In the light of recent events taking place in Iraq and the quick measures that the U.S. military has undertaken to ensure that Sinjar refugees are helped, the E.U. is also considering scaling up its involvement in Iraq. On Friday, an emergency meeting is planned so that foreign ministers can analyze the crisis and decide on a course of action. France has already announced its decision to ship weapons blessed by the Shiite-controlled government in Baghdad to Kurdish fighters.
It is still unclear how many European nations will decide to play a major military role to aid the Iraqi and Kurdish militants in stopping the IS militants threatening their citizens.
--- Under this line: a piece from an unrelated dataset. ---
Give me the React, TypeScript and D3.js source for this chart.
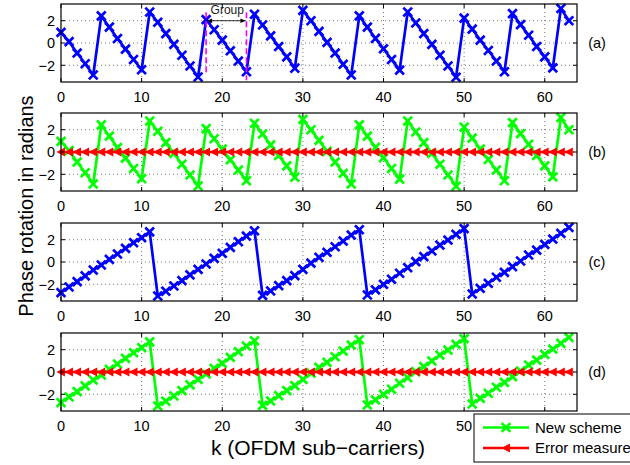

While France has already informed the public that an agreement had been reached between them and the Iraqi government, which involved the immediate delivery of arms to Kurdish authorities, other nations haven’t been so forthcoming with their plans.
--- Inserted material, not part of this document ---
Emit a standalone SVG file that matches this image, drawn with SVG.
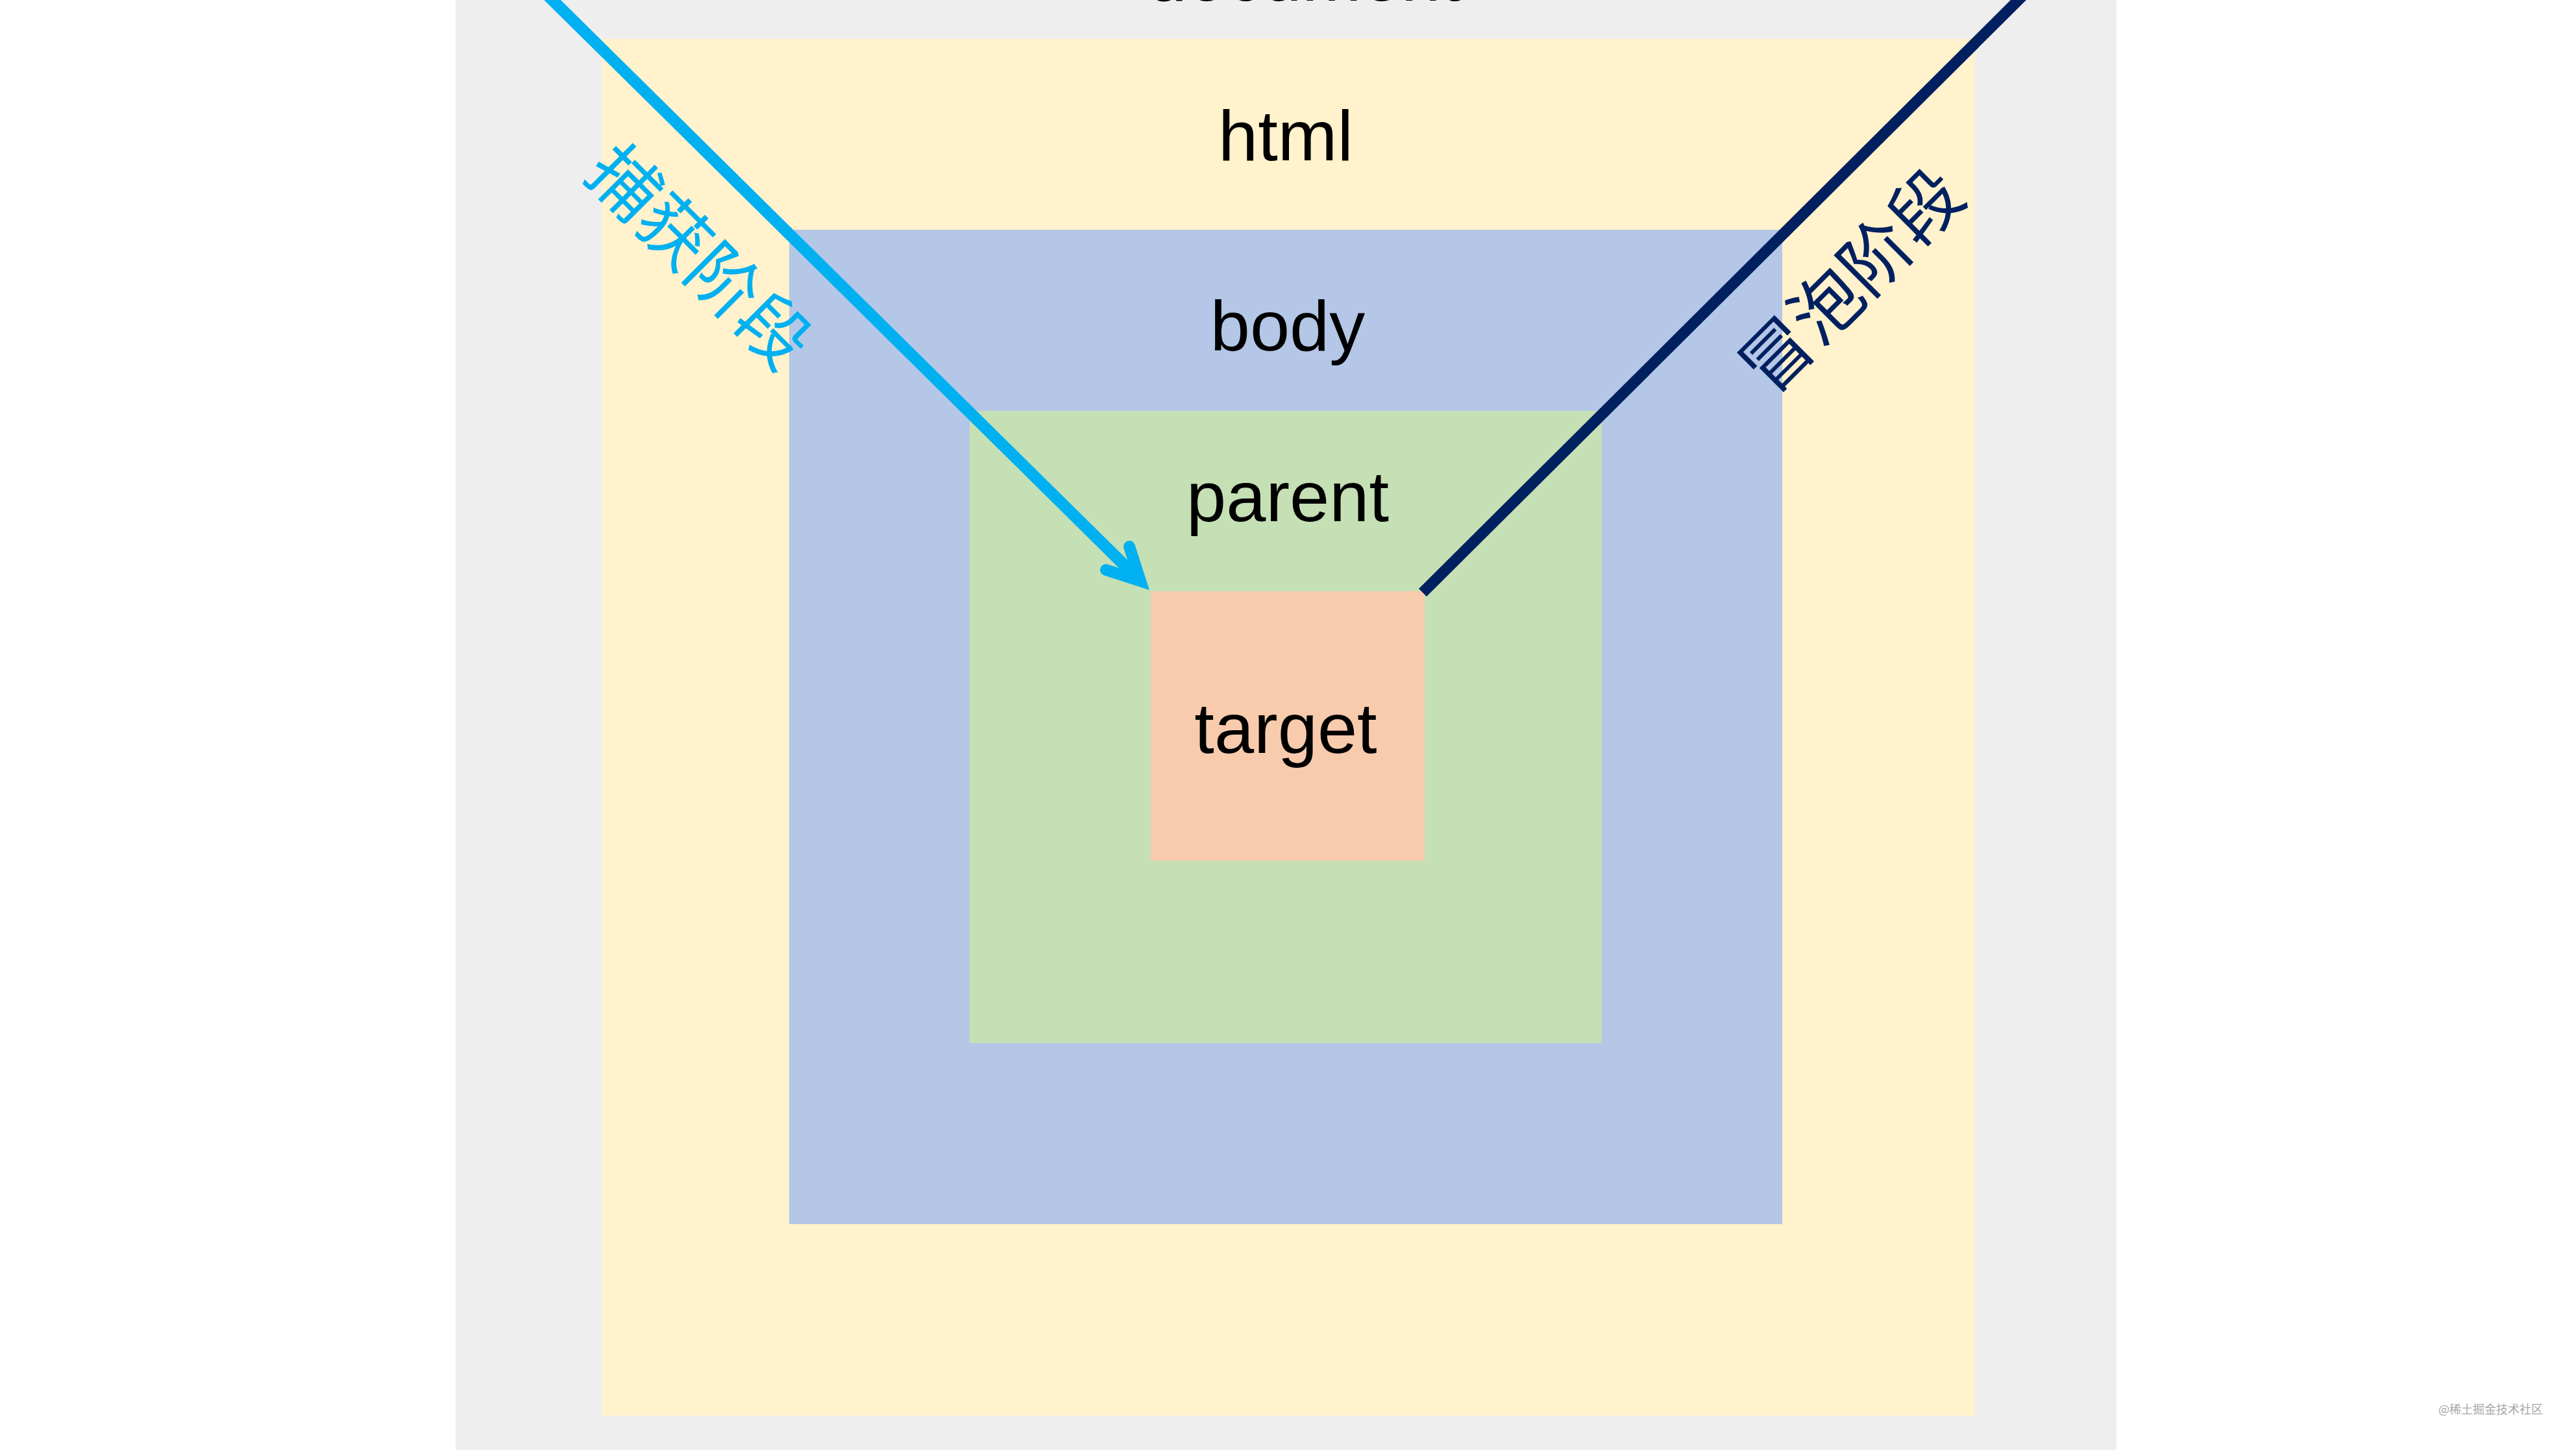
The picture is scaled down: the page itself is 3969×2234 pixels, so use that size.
<svg xmlns="http://www.w3.org/2000/svg" width="3969" height="2234" viewBox="0 0 3969 2234">
  <style>
    .lbl { font-family: "Liberation Sans", Arial, Helvetica, sans-serif; font-size: 110px; fill: #000000; text-anchor: middle; }
    .cjk { font-family: "Noto Sans CJK SC", "Noto Sans CJK JP", sans-serif; font-size: 108px; text-anchor: middle; dominant-baseline: central; }
    .wm { font-family: "Noto Sans CJK SC", sans-serif; font-size: 18px; fill: #a6a6a6; }
  </style>
  <rect x="0" y="0" width="3969" height="2234" fill="#ffffff"/>
  <g id="document">
    <rect x="702" y="0" width="2559" height="2234" fill="#eeeeee"/>
    <text class="lbl" x="2009" y="1">document</text>
  </g>
  <g id="html">
    <rect x="927" y="60" width="2116" height="2121" fill="#fff2cc"/>
    <text class="lbl" x="1981" y="247">html</text>
  </g>
  <g id="body">
    <rect x="1216" y="354" width="1530" height="1532" fill="#b4c7e7"/>
    <text class="lbl" x="1984" y="540">body</text>
  </g>
  <g id="parent">
    <rect x="1494" y="633" width="974" height="974" fill="#c5e0b4"/>
    <text class="lbl" x="1984" y="803">parent</text>
  </g>
  <g id="target">
    <rect x="1773" y="911" width="422" height="415" fill="#f8cbad"/>
    <text class="lbl" x="1981" y="1160">target</text>
  </g>
  <g id="connectors">
    <g id="capture">
      <line x1="845" y1="-6" x2="1757" y2="895" stroke="#00b0f0" stroke-width="18"/>
      <polyline points="1740,842 1757,895 1704,878" fill="none" stroke="#00b0f0" stroke-width="18" stroke-linecap="round" stroke-linejoin="miter" stroke-miterlimit="6"/>
      <text class="cjk" fill="#00b0f0" transform="translate(1083,390) rotate(45)">捕获阶段</text>
    </g>
    <g id="bubble">
      <line x1="3116" y1="-6" x2="2192" y2="913" stroke="#002060" stroke-width="17"/>
      <text class="cjk" fill="#002060" transform="translate(2847,427) rotate(-45)">冒泡阶段</text>
    </g>
  </g>
  <text class="wm" x="3757" y="2178">@稀土掘金技术社区</text>
</svg>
Kurdish fighters have been having a difficult time in repelling Islamic State attacks. IS has already gained control of important areas in Syria and Iraq over the previous months. The U.S. has been seeking international support for their military support in Iraq. They also suggested that Kurdish forces receive ammunition and arms from other nations that support their cause.
Laurent Fabius, France Foreign Minister, asked his EU counterparts on Tuesday to consider interrupting their holidays and returning to Brussels so that this important issue can be discussed.
Lubomir Zaoralek, Czech Foreign Minister already informed the public that the government had been discussing the preparation of military supplies that were intended for Kurdish forces. As the Kurds currently use many former Soviet weaponry, supplies from the Czech republic, a former member state of the Soviet bloc, could come in handy.
Italy is also considering the matter, and according to a spokesman for the Foreign Affairs Ministry, the government is already looking t possibilities of supporting the Kurdistan government from a military standpoint.
Other EU members didn’t seem eager to involve themselves in the conflict: the U.K. has no intention at the moment to send arms or supplies to the Kurds (according to David Cameron, U.K. Prime Minister) but that they would contribute in transporting arms from other countries.
Germany is insisting on supplying northern Iraq military with nonlethal supplies. Ursula von der Leyen, German Defense Minister, expressed Germany’s concern with the speed and brutality that the Islamic State has been showing.
The only problem that the EU faces is the possibility that the weapons fall into the wrong hands. So the obvious question is how far European support for Iraq can go.